▸ PROMPT:
Using the data beneath, show every line that includes the word "script".
[Start MATERIALS PROVIDED]
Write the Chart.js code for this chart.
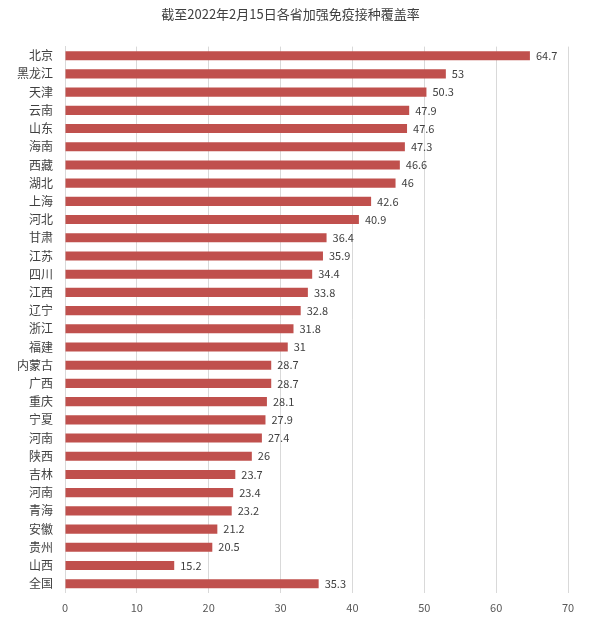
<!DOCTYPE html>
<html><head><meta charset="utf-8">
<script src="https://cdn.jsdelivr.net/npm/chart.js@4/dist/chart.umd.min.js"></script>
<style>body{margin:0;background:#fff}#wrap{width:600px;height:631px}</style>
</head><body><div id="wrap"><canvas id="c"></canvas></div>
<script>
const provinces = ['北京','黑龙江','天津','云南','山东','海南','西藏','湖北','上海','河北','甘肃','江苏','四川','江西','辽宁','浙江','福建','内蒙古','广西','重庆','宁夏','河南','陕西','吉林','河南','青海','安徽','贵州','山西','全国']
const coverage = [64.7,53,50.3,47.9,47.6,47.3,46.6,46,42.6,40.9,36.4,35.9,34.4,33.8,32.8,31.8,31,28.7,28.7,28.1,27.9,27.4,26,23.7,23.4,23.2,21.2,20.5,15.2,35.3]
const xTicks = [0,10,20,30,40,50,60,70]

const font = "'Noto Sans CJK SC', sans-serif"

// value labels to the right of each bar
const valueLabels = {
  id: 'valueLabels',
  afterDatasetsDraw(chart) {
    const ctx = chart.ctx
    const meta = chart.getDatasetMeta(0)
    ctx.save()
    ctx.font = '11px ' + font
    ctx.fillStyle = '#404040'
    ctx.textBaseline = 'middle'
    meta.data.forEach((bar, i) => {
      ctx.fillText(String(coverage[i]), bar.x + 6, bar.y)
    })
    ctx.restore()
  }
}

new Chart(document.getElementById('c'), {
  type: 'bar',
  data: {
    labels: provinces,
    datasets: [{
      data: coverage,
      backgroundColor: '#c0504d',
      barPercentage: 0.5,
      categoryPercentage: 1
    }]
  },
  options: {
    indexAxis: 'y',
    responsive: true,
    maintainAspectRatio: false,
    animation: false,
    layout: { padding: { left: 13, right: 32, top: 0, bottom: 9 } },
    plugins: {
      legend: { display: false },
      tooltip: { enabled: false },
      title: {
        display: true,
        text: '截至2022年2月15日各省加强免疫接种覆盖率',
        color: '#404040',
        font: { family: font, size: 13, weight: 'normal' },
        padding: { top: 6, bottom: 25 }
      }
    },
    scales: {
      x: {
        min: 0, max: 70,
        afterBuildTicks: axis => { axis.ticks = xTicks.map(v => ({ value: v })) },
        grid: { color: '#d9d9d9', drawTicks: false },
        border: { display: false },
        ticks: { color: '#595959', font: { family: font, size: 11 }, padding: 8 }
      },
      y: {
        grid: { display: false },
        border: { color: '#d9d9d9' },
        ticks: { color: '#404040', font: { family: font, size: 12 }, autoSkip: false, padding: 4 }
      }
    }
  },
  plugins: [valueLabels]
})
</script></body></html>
[End MATERIALS PROVIDED]
[Start MATERIALS PROVIDED]
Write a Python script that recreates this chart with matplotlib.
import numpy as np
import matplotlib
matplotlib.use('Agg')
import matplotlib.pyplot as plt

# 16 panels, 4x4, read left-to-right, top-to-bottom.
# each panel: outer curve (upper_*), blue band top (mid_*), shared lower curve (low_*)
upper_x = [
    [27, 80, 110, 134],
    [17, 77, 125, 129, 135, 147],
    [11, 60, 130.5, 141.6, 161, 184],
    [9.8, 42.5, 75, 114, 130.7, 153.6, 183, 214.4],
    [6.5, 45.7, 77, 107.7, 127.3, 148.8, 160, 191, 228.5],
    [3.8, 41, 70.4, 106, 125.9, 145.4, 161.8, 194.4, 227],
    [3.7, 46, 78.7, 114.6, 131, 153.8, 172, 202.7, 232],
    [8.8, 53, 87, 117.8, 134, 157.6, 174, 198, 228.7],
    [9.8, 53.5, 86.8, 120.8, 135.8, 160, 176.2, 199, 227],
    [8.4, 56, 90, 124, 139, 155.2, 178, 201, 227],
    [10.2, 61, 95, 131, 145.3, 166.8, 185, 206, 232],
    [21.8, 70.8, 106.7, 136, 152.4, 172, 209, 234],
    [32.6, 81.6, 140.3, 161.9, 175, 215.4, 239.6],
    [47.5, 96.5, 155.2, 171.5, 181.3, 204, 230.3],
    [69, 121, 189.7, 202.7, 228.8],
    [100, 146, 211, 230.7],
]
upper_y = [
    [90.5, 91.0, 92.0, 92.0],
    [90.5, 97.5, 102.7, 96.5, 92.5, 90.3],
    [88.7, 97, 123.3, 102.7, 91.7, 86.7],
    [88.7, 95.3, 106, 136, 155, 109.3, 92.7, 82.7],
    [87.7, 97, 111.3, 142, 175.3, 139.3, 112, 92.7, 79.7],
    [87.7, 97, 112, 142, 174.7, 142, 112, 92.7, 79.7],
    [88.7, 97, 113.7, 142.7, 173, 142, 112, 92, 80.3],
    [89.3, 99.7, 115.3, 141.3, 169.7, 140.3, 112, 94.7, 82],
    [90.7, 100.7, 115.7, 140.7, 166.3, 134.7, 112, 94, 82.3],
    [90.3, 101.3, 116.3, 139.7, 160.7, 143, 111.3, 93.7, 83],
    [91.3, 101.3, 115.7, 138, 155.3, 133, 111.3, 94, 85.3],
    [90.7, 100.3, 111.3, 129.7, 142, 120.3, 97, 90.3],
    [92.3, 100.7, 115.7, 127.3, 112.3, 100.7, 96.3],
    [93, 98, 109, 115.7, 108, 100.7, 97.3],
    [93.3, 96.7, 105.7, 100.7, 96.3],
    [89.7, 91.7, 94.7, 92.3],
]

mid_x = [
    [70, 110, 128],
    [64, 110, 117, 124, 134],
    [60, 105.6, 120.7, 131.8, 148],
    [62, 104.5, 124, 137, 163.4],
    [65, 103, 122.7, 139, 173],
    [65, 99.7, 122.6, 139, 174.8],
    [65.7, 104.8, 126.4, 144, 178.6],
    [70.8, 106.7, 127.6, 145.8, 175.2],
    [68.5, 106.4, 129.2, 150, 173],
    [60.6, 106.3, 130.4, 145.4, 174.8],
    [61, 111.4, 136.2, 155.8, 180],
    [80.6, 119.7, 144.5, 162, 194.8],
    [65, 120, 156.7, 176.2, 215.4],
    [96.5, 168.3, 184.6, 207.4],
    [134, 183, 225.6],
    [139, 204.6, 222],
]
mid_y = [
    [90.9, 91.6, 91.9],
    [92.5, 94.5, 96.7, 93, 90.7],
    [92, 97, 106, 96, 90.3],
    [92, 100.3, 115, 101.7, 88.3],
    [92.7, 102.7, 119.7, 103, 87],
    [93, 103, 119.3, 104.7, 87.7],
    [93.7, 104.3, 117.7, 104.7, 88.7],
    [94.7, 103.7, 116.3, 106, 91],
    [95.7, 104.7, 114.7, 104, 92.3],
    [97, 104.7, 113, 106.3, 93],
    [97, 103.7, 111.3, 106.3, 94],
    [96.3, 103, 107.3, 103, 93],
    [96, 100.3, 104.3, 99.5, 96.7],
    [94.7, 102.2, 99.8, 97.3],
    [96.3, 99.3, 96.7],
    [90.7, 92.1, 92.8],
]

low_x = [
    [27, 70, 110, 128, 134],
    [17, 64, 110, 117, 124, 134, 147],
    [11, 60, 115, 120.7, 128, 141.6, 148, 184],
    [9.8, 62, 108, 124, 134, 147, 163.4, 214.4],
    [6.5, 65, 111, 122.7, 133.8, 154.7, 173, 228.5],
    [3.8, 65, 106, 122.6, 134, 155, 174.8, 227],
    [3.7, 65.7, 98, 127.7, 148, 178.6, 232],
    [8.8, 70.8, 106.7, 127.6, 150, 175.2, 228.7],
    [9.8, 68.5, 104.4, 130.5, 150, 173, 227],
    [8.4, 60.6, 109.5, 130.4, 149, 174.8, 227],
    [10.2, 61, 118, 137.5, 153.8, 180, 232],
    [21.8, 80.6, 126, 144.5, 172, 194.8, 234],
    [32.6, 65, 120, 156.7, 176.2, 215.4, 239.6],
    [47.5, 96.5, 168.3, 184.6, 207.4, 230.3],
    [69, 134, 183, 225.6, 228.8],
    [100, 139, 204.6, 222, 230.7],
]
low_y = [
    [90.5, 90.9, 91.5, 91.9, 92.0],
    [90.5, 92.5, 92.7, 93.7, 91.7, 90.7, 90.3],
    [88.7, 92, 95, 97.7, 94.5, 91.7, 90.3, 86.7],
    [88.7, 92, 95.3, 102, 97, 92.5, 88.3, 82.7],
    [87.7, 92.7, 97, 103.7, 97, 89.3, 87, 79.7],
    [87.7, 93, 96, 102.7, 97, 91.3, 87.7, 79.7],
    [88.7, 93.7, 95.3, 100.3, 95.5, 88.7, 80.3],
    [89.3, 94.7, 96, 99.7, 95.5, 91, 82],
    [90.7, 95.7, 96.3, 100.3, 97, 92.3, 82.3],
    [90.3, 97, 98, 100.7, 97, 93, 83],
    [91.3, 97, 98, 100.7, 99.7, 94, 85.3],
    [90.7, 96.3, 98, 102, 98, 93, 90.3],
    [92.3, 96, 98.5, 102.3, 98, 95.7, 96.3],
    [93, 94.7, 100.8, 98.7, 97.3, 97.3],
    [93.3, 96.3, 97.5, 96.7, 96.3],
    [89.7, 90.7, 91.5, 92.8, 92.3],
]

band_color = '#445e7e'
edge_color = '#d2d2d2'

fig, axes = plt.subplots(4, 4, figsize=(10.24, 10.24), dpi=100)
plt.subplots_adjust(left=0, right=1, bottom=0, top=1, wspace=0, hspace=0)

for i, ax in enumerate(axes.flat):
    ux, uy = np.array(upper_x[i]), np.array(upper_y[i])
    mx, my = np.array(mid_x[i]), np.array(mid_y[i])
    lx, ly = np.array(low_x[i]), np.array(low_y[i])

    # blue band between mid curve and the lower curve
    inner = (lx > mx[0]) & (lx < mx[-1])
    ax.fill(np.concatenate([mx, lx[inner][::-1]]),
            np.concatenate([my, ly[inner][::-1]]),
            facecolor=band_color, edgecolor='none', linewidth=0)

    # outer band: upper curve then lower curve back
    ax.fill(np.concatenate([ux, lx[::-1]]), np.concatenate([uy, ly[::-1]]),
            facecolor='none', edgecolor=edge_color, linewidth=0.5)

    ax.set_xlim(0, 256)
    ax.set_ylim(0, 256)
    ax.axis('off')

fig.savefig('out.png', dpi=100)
[End MATERIALS PROVIDED]
▸ RESULT:
<script src="https://cdn.jsdelivr.net/npm/chart.js@4/dist/chart.umd.min.js"></script>
<script>
</script></body></html>
Write a Python script that recreates this chart with matplotlib.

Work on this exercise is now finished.